Florida District Courts of Appeal, 1988

United States Fire Insurance Co. v. Coachmen Industries, Inc.

United States Fire Insurance Co. v. Coachmen Industries, Inc.
Florida District Courts of Appeal · Decided August 8, 1988 · Barfield, Nimmons, Thompson
528 So. 2d 1351; 13 Fla. L. Weekly 1846; 1988 Fla. App. LEXIS 3531; 1988 WL 81562 (Southern Reporter, Second Series)

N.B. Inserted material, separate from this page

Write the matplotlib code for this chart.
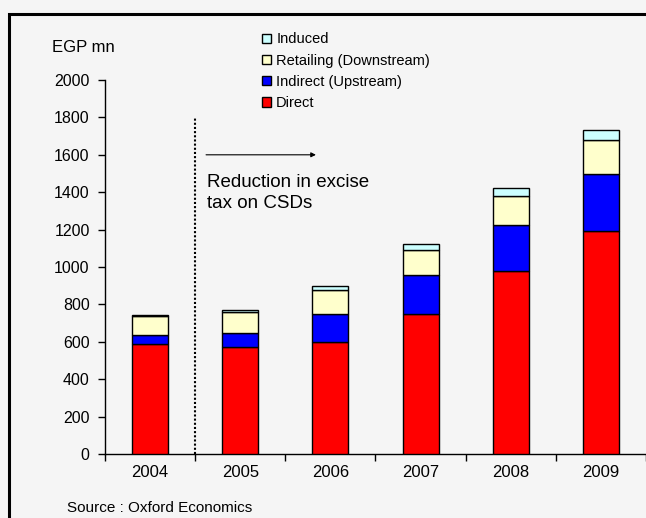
"""
Economic impact of the soft drinks industry, Egypt (EGP mn)
"""

import matplotlib.pyplot as plt
from matplotlib.patches import Rectangle

plt.rcParams['font.family'] = ['Liberation Sans', 'DejaVu Sans']

# Data
years = ['2004', '2005', '2006', '2007', '2008', '2009']
direct = [587, 574, 599, 747, 977, 1191]
indirect = [51, 75, 148, 210, 249, 306]
retailing = [100, 109, 130, 134, 154, 182]
induced = [5, 14, 23, 30, 44, 54]

series = [
    ('Direct', direct, '#ff0000'),
    ('Indirect (Upstream)', indirect, '#0000ff'),
    ('Retailing (Downstream)', retailing, '#ffffcc'),
    ('Induced', induced, '#ccffff'),
]

bg = '#f5f5f5'
fig = plt.figure(figsize=(6.46, 5.18), dpi=100, facecolor=bg)
ax = fig.add_axes([105 / 646, 64 / 518, 541 / 646, 374 / 518], facecolor=bg)

x = list(range(len(years)))
bottom = [0] * len(years)
for name, vals, col in series:
    ax.bar(x, vals, 0.4, bottom=bottom, color=col, edgecolor='black',
           linewidth=1, label=name, zorder=3)
    bottom = [b + v for b, v in zip(bottom, vals)]

ax.set_xlim(-0.5, 5.5)
ax.set_ylim(0, 2000)
ax.set_yticks(range(0, 2001, 200))
ax.tick_params(axis='y', labelsize=11.5, length=5, width=1, pad=6)

# category boundary ticks, labels in the middle
ax.set_xticks([i + 0.5 for i in range(-1, 6)])
ax.set_xticklabels([])
ax.set_xticks(x, minor=True)
ax.set_xticklabels(years, minor=True, fontsize=12)
ax.tick_params(axis='x', which='major', length=5, width=1)
ax.tick_params(axis='x', which='minor', length=0, pad=8)

for s in ['top', 'right']:
    ax.spines[s].set_visible(False)
ax.spines['left'].set_linewidth(1)
ax.spines['bottom'].set_linewidth(1)

# excise tax marker
ax.plot([0.5, 0.5], [0, 1800], ls=(0, (1, 1)), color='black', lw=1.5, zorder=4)
ax.annotate('', xy=(1.87, 1600), xytext=(0.59, 1600),
            arrowprops=dict(arrowstyle='-|>', color='black', lw=0.8, mutation_scale=7))
ax.text(0.63, 1495, 'Reduction in excise\ntax on CSDs', fontsize=13.5,
        va='top', ha='left', linespacing=1.28)

fig.text(52 / 646, 1 - 47 / 518, 'EGP mn', fontsize=12, va='center', ha='left')
fig.text(67 / 646, 1 - 501 / 518, 'Source : Oxford Economics', fontsize=11,
         va='top', ha='left')

fig.legend(loc='upper left', bbox_to_anchor=(255 / 646, 1 - 25 / 518),
           reverse=True, frameon=False, fontsize=10.5, handlelength=0.6,
           handleheight=0.6, handletextpad=0.35, labelspacing=0.5,
           borderpad=0)

# outer frame
fig.patches.append(Rectangle((9 / 646, -0.1), 1.1, 1 - 14 / 518 + 0.1,
                             transform=fig.transFigure, fill=False,
                             edgecolor='black', linewidth=2.2))

plt.savefig('out.png', dpi=100, facecolor=bg)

United States Fire Insurance Co. v. Coachmen Industries, Inc.

Opinion of the Court

PER CURIAM.

AFFIRMED.

THOMPSON and NIMMONS, JJ., concur. BARFIELD, J., concurs with opinion.

Concurring Opinion

BARFIELD, Judge,

concurring:

I concur that the trial judge did not abuse his discretion in rejecting the testimony of appellants’ expert and in disallowing the late filed testimony of another expert. As I do not endorse the notion that summary judgment should be denied when it is not shown by the defense that the plaintiff won’t be able to come up with an issue of fact by the time plaintiff gets to trial, I concur in the affirmance of the final judgment.

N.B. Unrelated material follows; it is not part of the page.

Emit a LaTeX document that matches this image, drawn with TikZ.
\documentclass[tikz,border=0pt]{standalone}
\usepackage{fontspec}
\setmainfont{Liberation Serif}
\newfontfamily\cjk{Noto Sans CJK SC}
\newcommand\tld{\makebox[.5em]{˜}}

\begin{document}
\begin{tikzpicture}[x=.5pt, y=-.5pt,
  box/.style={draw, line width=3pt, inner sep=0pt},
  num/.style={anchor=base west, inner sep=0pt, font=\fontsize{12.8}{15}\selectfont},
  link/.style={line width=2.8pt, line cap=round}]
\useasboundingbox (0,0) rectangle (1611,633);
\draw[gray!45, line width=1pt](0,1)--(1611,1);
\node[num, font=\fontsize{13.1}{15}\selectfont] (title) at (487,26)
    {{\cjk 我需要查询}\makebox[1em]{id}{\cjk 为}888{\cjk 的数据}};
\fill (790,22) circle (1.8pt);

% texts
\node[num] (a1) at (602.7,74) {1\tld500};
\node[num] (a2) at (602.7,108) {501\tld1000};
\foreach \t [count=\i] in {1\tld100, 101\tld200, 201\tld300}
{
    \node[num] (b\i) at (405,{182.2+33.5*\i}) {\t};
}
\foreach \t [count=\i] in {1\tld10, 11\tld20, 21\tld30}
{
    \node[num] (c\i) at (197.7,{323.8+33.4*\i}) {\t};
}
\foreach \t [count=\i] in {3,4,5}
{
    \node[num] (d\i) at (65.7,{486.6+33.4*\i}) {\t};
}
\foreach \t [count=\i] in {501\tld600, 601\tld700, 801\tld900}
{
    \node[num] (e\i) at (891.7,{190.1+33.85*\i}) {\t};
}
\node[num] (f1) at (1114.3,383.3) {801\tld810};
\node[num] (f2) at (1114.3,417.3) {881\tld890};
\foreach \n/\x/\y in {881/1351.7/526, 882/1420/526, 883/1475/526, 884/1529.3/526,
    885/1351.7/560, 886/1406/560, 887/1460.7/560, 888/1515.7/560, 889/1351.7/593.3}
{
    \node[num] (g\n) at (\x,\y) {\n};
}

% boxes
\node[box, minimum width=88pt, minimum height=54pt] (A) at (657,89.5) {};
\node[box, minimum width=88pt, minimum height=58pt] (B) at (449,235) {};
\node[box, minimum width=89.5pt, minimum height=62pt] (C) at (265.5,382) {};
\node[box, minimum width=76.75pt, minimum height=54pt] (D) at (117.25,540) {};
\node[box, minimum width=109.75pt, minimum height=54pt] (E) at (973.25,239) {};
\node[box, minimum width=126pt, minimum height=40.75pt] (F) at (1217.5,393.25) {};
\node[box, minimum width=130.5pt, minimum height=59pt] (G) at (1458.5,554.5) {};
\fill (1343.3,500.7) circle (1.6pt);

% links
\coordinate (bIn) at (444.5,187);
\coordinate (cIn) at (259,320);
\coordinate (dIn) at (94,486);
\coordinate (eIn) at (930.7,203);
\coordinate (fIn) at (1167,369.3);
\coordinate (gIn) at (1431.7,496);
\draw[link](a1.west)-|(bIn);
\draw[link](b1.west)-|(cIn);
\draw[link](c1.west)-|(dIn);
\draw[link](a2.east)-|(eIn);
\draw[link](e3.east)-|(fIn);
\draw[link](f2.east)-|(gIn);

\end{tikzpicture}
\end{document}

However, the appellants had a right to contribution from a joint tortfeasor of their insured. Having satisfied the judgment against them, the appellants asserted their right. What the appellants do with any recovery they receive and how they undertake the expense of litigation are their personal business.

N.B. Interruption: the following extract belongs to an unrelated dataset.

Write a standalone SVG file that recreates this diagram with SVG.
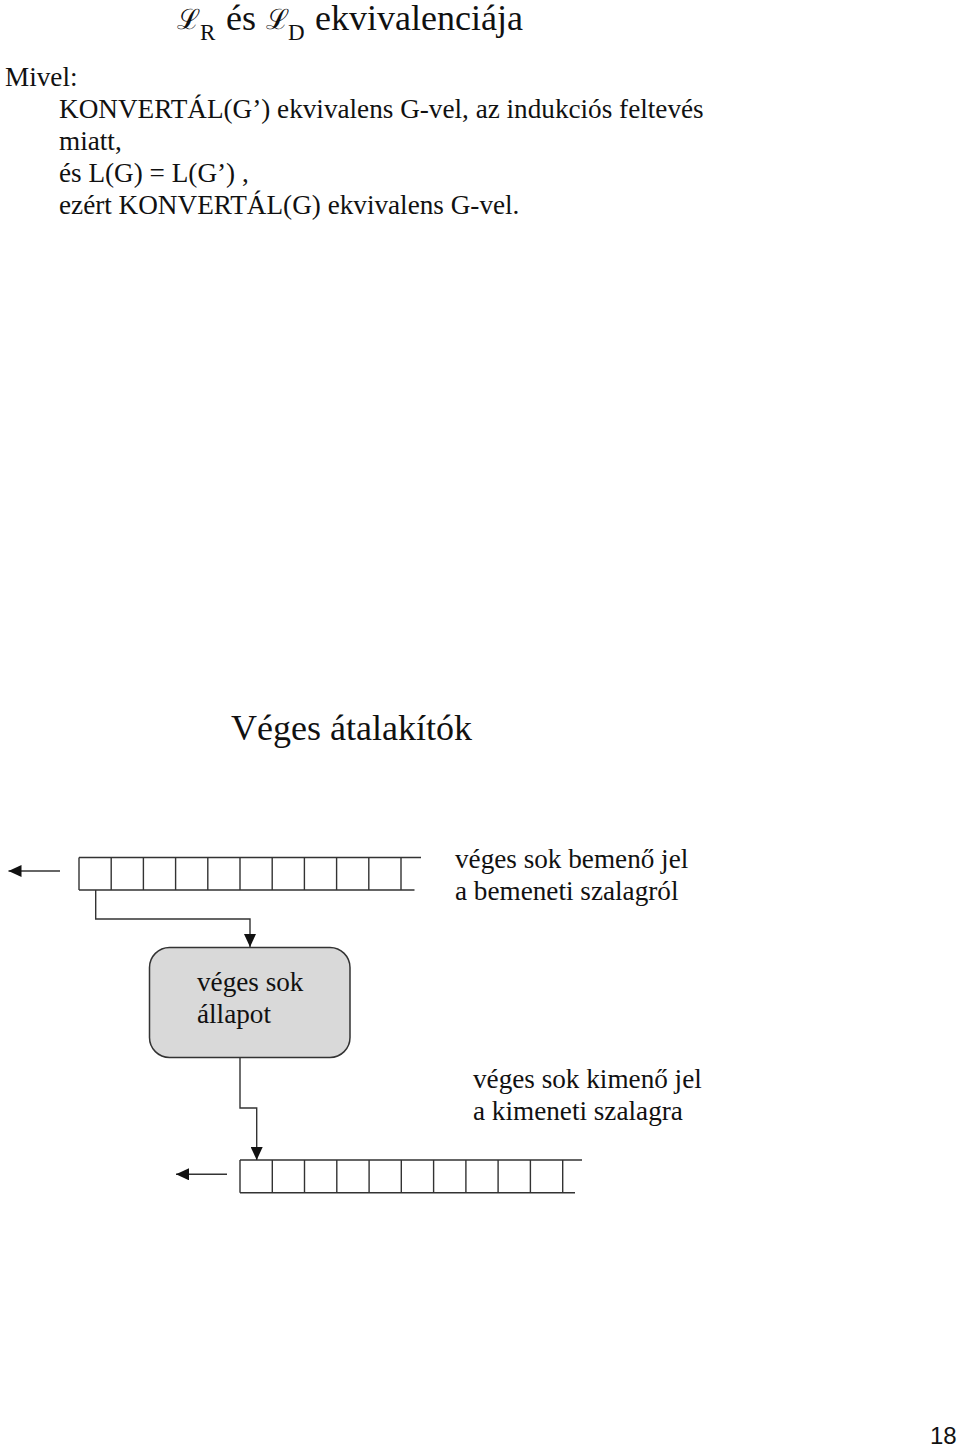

These appellants are free to assert any basis for contribution they believe has merit. The attorneys are not parties to this litigation and their identity is irrelevant. As shown in Lambert v. Nationwide Mutual Fire Insurance Company, 456 So.2d 517 (Fla. 1st DCA 1984), it is the inconsistent representations by the same party arising from the same facts which is condemned. Appellants sharing the proceeds of any recovery with a party who had made inconsistent representations in prior litigation would not bind the appellants to those representations.